Croquis express dans le métro et dans une isakaia
Comme d'habitude, j'exagère. Bien sûr qu'il n'y a pas que du paléolithique dans ces dessins là. Au risque de la contorsion, on appréhende, en effet, souvent l'étranger par la bouche. Et de sourire à songer que dessiner se dit "croquer"... L'autre est celui qui ne mange pas comme moi. Les aliments, leur préparation, leur présentation, la façon de les manger, tout nous désigne alors comme différents l'un de l'autre.
Ainsi tu y es, tu es bien au Japon: les baguettes, les sushis, les soupes étranges si éloignées du potage des familles d'ici, du fameux poireaux-pommes de terre que Duras décrit tellement bien.
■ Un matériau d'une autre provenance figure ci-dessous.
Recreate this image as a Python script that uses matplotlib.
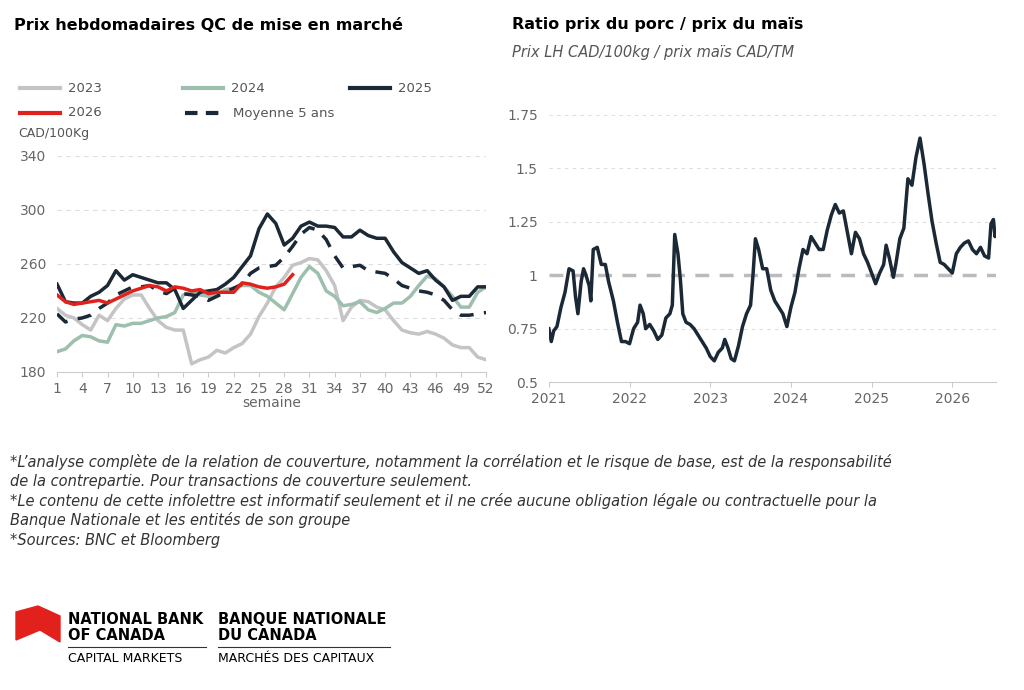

Tu goûtes l'ailleurs et je songe à toi devant ma Morteau-salade qui m'apparaît en retour comme davantage ancrée dans son terroir. Pire, je mesure que je me suis habitué et comme peu à peu enraciné ici. Je me verse la cancoillotte sur ma patate avec une dextérité toute jurassienne; je suis donc devenu d'ici: cela ne me surprend plus, ce fromage jaune et tiède et surtout je n'ai plus à regarder comment font les autres.
Je me souviens du guacamole à Los Angeles et à quel point "mild" signifiait fort, à quel point je savais découper le saumon fumé comme personne après quatre ans de Suède, ou bien la joie qui me prenait à plonger mes "koksisters" dans le miel à Johannesbourg. Autant de plats qui m'avaient surpris, que je ne connaissais pas et que je dégustais en début de séjour penaud et un rien inquiet. Mets qui me semblèrent pourtant un jour évidents.
Tu vois, ma salade comtoise fait sa madeleine et je suis dans tous ces endroits où soudain je me suis senti chez moi. En général, juste avant que l'on m'envoie ailleurs goûter d'autres cuisines.
Quand on hésite plus sur la carte d'un restaurant c'est qu'on est un peu chez soi non?
Tu sais ce qu'il faut commander là-bas dans ce Cipango qui me prive de toi, tu te régales de plats que je ne saurais même pas nommer. Tu es vraiment non seulement parti mais bien arrivé.
Pour la peine, je vais commander un bon Savagnin dont la profondeur ambrée me surprend encore le palais et que tu m'as fait découvrir. Espérant sournoisement que s'insinue quand même aussi quelque nostalgie dans ton univers de sake.